I’m reading through the incoming changes since we last updated our SRCREF, is 4c53a37ef6ec3de1d7115f39e57ac3af7e587a24 also relevant for the iMX8M-plus? I’m not an expert in what’s different between the -mini and -plus versions related to booting, but I know both have the same size of TCM.

Great news! I don’t expect you’ll see issues on the other units as well. I think we can cancel the RMA in this case.

I’m reading through the incoming changes since we last updated our SRCREF, is 4c53a37ef6ec3de1d7115f39e57ac3af7e587a24 also relevant for the iMX8M-plus? I’m not an expert in what’s different between the -mini and -plus versions related to booting, but I know both have the same size of TCM.

I’ll ask around, see if I can get more information on that.

Regarding this:

I’m reading through the incoming changes since we last updated our SRCREF, is 4c53a37ef6ec3de1d7115f39e57ac3af7e587a24 also relevant for the iMX8M-plus? I’m not an expert in what’s different between the -mini and -plus versions related to booting, but I know both have the same size of TCM.

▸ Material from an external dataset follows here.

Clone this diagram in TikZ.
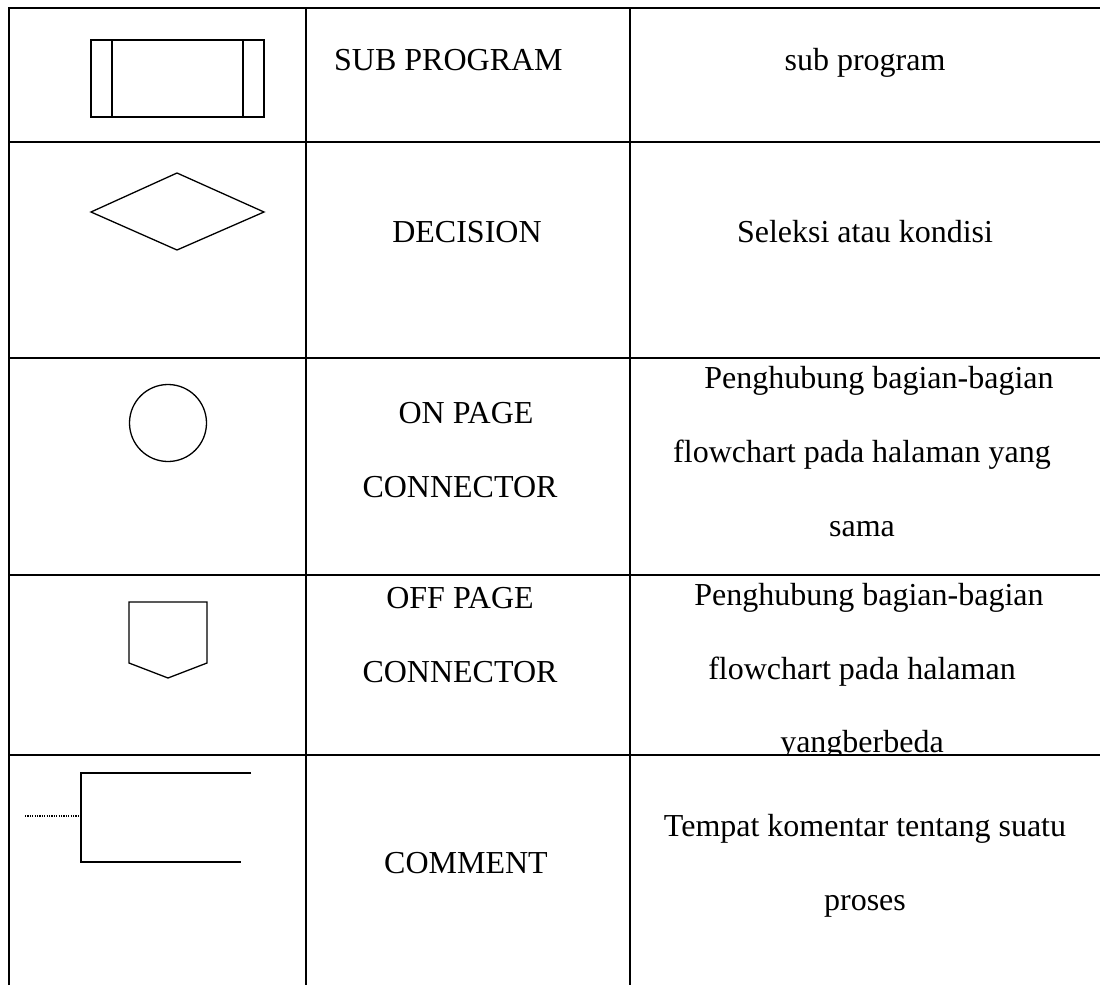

We modified this because, during our development cycle, the SPL got too big to fit inside the available memory on the iMX8MM. The SPL on the iMX8MP is smaller than the iMX8MM because the ROM can take care of more steps of the boot process and thus the SPL needs fewer features enabled. Because of this, we haven’t faced issues like this on the iMX8MP.

It probably wouldn’t hurt to enable LTO on the iMX8MP, but currently, there’s no real reason to do it.

Thank you for helping out! We’re satisfied that this issue is solved now.